Foto: Reuters/M. Djurica
Fronteiras fechadas
O fechamento oficial da rota dos Bálcãs, em março de 2016, gerou tumultos nos postos de fronteira, onde milhares de migrantes não puderam mais avançar e houve relatos de violência policial. Muitos, como estes refugiados, tentaram contornar os postos de fronteira entre a Grécia e a Macedônia.
Uma criança ensanguentada coberta de poeira: a fotografia de Omran, de 5 anos, chocou o público em 2016 e se tornou um símbolo dos horrores da guerra civil da Síria e do sofrimento de seu povo. Um ano mais tarde, novas imagens mostrando o menino bem mais feliz circularam na internet. Apoiadores do presidente sírio afirmam que a primeira imagem foi usada para fins de propaganda.
Foto: picture-alliance/dpa/Aleppo Media Center
Em busca de segurança
Um sírio carrega a filha na chuva em Idomeni, entre a Grécia e a Macedônia. Ele procura abrigo na Europa. Segundo o Regulamento de Dublin, o asilo político precisa ser solicitado no primeiro país da União Europeia a que o refugiado chegou. Por isso, muitos que prosseguem viagem são mandados de volta. Por sua localização fronteiriça, Itália e Grécia são os países onde mais chegam refugiados.
Foto: Reuters/Y. Behrakis
Esperança
A Alemanha continua sendo o principal destino dos migrantes, embora a política de refugiados e de asilo do país tenha se tornado mais restritiva após o grande afluxo no final de 2015. Nenhum outro país europeu acolheu tantos refugiados como a Alemanha, que recebeu 1,2 milhão de pessoas desde 2015. A chanceler federal Angela Merkel foi um ícone para muitos dos recém-chegados.
Foto: picture-alliance/dpa/S. Hoppe
Miséria nos campos de refugiados
No norte da França, um enorme campo de refugiados, a chamada "Selva de Calais", foi fechado. Durante a evacuação, em outubro de 2016, houve um incêndio no acampamento. Cerca de 6.500 moradores foram removidos para outros abrigos na França. Meio ano depois, organizações de ajuda relataram sobre muitos refugiados menores de idade que vivem como sem-teto em volta da cidade de Calais.
Foto: picture-alliance/dpa/E. Laurent
Afogamentos no Mediterrâneo
ONGs e guardas costeiras estão constantemente à procura de barcos de migrantes em perigo. Eles preferem atravessar o mar em embarcações precárias superlotadas a viver sem perspectivas na pobreza ou em meio à guerra civil. Só em 2017, a travessia já custou 1.800 vidas.

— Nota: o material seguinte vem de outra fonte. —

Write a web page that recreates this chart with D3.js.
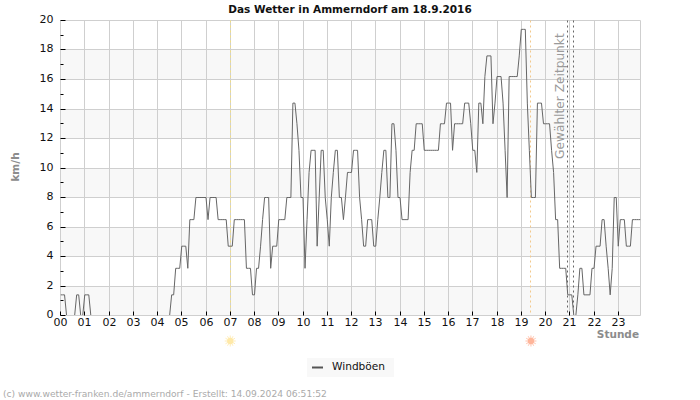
<!DOCTYPE html>
<html>
<head>
<meta charset="utf-8">
<script src="https://cdnjs.cloudflare.com/ajax/libs/d3/7.8.5/d3.min.js"></script>
<style>
html,body{margin:0;padding:0;background:#fff}
svg{display:block}
text{font-family:"DejaVu Sans",sans-serif}
</style>
</head>
<body>
<svg id="chart" width="700" height="400"></svg>
<script>
const titleText = "Das Wetter in Ammerndorf am 18.9.2016";
const yLabelText = "km/h";
const xLabelText = "Stunde";
const seriesName = "Windböen";
const markerText = "Gewählter Zeitpunkt";
const footerText = "(c) www.wetter-franken.de/ammerndorf - Erstellt: 14.09.2024 06:51:52";
const sampleMinutes = 5;
const hourTicks = d3.range(0, 24);
const majorKmh = [0,2,4,6,8,10,12,14,16,18,20];
const minorKmh = [1,3,5,7,9,11,13,15,17,19];
const bandStarts = [0,4,8,12,16];
const sunriseHour = 7;
const sunsetHour = 19.4;
const selectedHours = [20.92, 21.16];
// one value every 5 minutes, one row per hour
const gusts = [
 1.4,1.4,1.4,0,0,0,0,0,1.4,1.4,0,0,
 1.4,1.4,1.4,0,0,0,0,0,0,0,0,0,
 0,0,0,0,0,0,0,0,0,0,0,0,
 0,0,0,0,0,0,0,0,0,0,0,0,
 0,0,0,0,0,0,0,1.4,1.4,3.2,3.2,3.2,
 4.7,4.7,4.7,3.2,6.5,6.5,6.5,8,8,8,8,8,
 8,6.5,8,8,8,8,6.5,6.5,6.5,6.5,6.5,4.7,
 4.7,4.7,6.5,6.5,6.5,6.5,6.5,6.5,3.2,3.2,3.2,1.4,
 1.4,3.2,3.2,4.7,6.5,8,8,8,3.2,4.7,4.7,4.7,
 6.5,6.5,6.5,6.5,8,8,8,14.4,14.4,13,11.2,8,
 8,3.2,6.5,9.7,11.2,11.2,11.2,4.7,8,11.2,11.2,8,
 6.5,4.7,8,9.7,11.2,11.2,8,8,6.5,8,9.7,9.7,
 9.7,11.2,11.2,11.2,8,6.5,4.7,4.7,6.5,6.5,6.5,4.7,
 4.7,6.5,8,9.7,11.2,11.2,8,8,13,13,11.2,8,
 8,6.5,6.5,6.5,6.5,9.7,11.2,11.2,13,13,13,13,
 11.2,11.2,11.2,11.2,11.2,11.2,11.2,11.2,13,13,13,14.4,
 14.4,14.4,11.2,13,13,13,13,13,14.4,14.4,14.4,13,
 11.2,11.2,9.7,14.4,14.4,13,16.2,17.6,17.6,17.6,13,14.4,
 16.2,16.2,16.2,14.4,11.2,8,16.2,16.2,16.2,16.2,16.2,17.6,
 19.4,19.4,19.4,14.4,11.2,8,8,8,14.4,14.4,14.4,13,
 13,13,13,11.2,9.7,6.5,6.5,3.2,3.2,3.2,3.2,1.4,
 1.4,1.4,0,0,1.4,3.2,3.2,1.4,1.4,1.4,1.4,3.2,
 3.2,4.7,4.7,4.7,6.5,6.5,4.7,3.2,1.4,3.2,8,8,
 4.7,6.5,6.5,6.5,4.7,4.7,4.7,6.5,6.5,6.5,6.5,6.5
];

const svg = d3.select("#chart");
const plotLeft = 60.5, plotRight = 640.5, plotTop = 20.5, plotBottom = 315.5;
const x = d3.scaleLinear().domain([0, 287 * sampleMinutes / 60]).range([plotLeft, plotRight]);
const y = d3.scaleLinear().domain([0, 20]).range([plotBottom, plotTop]);
const gridColor = "#cfcfcf", labelGray = "#8c8c8c";
const snap = v => Math.floor(v) + .5;

// alternating bands
svg.append("g").selectAll("rect").data(bandStarts).join("rect")
  .attr("x", plotLeft).attr("width", plotRight - plotLeft)
  .attr("y", d => y(d + 2)).attr("height", d => y(d) - y(d + 2))
  .attr("fill", "#f8f8f8");

// grid
svg.append("g").selectAll("line").data(majorKmh).join("line")
  .attr("x1", plotLeft).attr("x2", plotRight)
  .attr("y1", d => snap(y(d))).attr("y2", d => snap(y(d)))
  .attr("stroke", gridColor);
svg.append("g").selectAll("line").data(hourTicks.concat([x.domain()[1]])).join("line")
  .attr("x1", d => snap(x(d))).attr("x2", d => snap(x(d)))
  .attr("y1", plotTop).attr("y2", plotBottom)
  .attr("stroke", gridColor);

// sunrise / sunset lines
const sunData = [
  {h: sunriseHour, line: "#f2de80", fill: "#ffe9a8"},
  {h: sunsetHour, line: "#f3c88a", fill: "#ffb59a"}
];
svg.append("g").selectAll("line").data(sunData).join("line")
  .attr("x1", d => snap(x(d.h))).attr("x2", d => snap(x(d.h)))
  .attr("y1", plotTop).attr("y2", plotBottom)
  .attr("stroke", d => d.line).attr("stroke-dasharray", "2,3");

// selected time lines
svg.append("g").selectAll("line").data(selectedHours).join("line")
  .attr("x1", d => snap(x(d))).attr("x2", d => snap(x(d)))
  .attr("y1", plotTop).attr("y2", plotBottom)
  .attr("stroke", "#666").attr("stroke-dasharray", "2,3");

// marker label
svg.append("text")
  .attr("transform", `translate(${x(selectedHours[0]) - 3.5},159) rotate(-90)`)
  .attr("font-size", 12.2).attr("fill", "#9a9a9a")
  .text(markerText);

// axes
const yAxis = d3.axisLeft(y).tickValues(majorKmh).tickSize(-5).tickPadding(7);
const gy = svg.append("g").attr("transform", `translate(${plotLeft},0)`).call(yAxis);
gy.select(".domain").remove();
gy.selectAll(".tick").attr("transform", d => `translate(0,${snap(y(d))})`);
gy.selectAll("text").attr("font-size", 11).attr("fill", "#111").attr("font-family", '"DejaVu Sans"').attr("y", -1.5);
const yMinor = d3.axisLeft(y).tickValues(minorKmh).tickSize(-3).tickFormat("");
const gm = svg.append("g").attr("transform", `translate(${plotLeft},0)`).call(yMinor);
gm.select(".domain").remove();
gm.selectAll(".tick").attr("transform", d => `translate(0,${snap(y(d))})`);

const xAxis = d3.axisBottom(x).tickValues(hourTicks).tickSize(-4).tickPadding(3)
  .tickFormat(d => d3.format("02d")(d));
const gx = svg.append("g").attr("transform", `translate(0,${plotBottom})`).call(xAxis);
gx.select(".domain").remove();
gx.selectAll(".tick").attr("transform", d => `translate(${snap(x(d))},0)`);
gx.selectAll("text").attr("font-size", 11).attr("fill", "#111").attr("font-family", '"DejaVu Sans"');

// series, cut off at the zero line so that calm periods leave no trace
svg.append("clipPath").attr("id", "above-zero").append("rect")
  .attr("x", plotLeft).attr("y", plotTop - 2)
  .attr("width", plotRight - plotLeft).attr("height", plotBottom - plotTop + 1.5);
const line = d3.line()
  .x((d, i) => x(i * sampleMinutes / 60))
  .y(d => y(d));
svg.append("path").datum(gusts).attr("clip-path", "url(#above-zero)")
  .attr("d", line).attr("fill", "none").attr("stroke", "#666").attr("stroke-width", 1);

// sun icons
const rayAngles = d3.range(0, 360, 30);
const suns = svg.append("g").selectAll("g").data(sunData).join("g")
  .attr("transform", d => `translate(${x(d.h)},341)`);
suns.append("circle").attr("r", 3.2).attr("fill", d => d.fill);
suns.selectAll("line").data(d => rayAngles.map(a => ({a, fill: d.fill}))).join("line")
  .attr("x1", d => 3 * Math.cos(d.a * Math.PI / 180)).attr("y1", d => 3 * Math.sin(d.a * Math.PI / 180))
  .attr("x2", d => 5.5 * Math.cos(d.a * Math.PI / 180)).attr("y2", d => 5.5 * Math.sin(d.a * Math.PI / 180))
  .attr("stroke", d => d.fill).attr("stroke-width", .8);

// title and labels
svg.append("text").attr("x", 350).attr("y", 13).attr("text-anchor", "middle")
  .attr("font-size", 10.5).attr("font-weight", "bold").attr("fill", "#111").text(titleText);
svg.append("text").attr("transform", "translate(19,167) rotate(-90)").attr("text-anchor", "middle")
  .attr("font-size", 10.5).attr("font-weight", "bold").attr("fill", labelGray).text(yLabelText);
svg.append("text").attr("x", 639).attr("y", 338).attr("text-anchor", "end")
  .attr("font-size", 10.5).attr("font-weight", "bold").attr("fill", labelGray).text(xLabelText);

// legend
svg.append("rect").attr("x", 307).attr("y", 358).attr("width", 87).attr("height", 19).attr("fill", "#f8f8f8");
svg.append("line").attr("x1", 312).attr("x2", 323).attr("y1", 367.5).attr("y2", 367.5)
  .attr("stroke", "#555").attr("stroke-width", 2);
svg.append("text").attr("x", 332).attr("y", 370).attr("font-size", 10.6).attr("fill", "#111").text(seriesName);

// footer
svg.append("text").attr("x", 3).attr("y", 397).attr("font-size", 9.15).attr("fill", "#aaa").text(footerText);
</script>
</body>
</html>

Em 2016 foram registrados 5 mil mortos.
Foto: picture alliance/AP Photo/E. Morenatti
Milhares esperam na Líbia
Centenas de milhares de refugiados da África Subsaariana e do Oriente Médio esperam em campos líbios para atravessar o Mar Mediterrâneo. Muitos estão nas mãos de contrabandistas humanos e traficantes de pessoas. As condições nesses locais são catastróficas, dizem ONGs. Testemunhas relatam casos de escravidão e prostituição forçada. Ainda assim, continua vivo o sonho de chegar à Europa.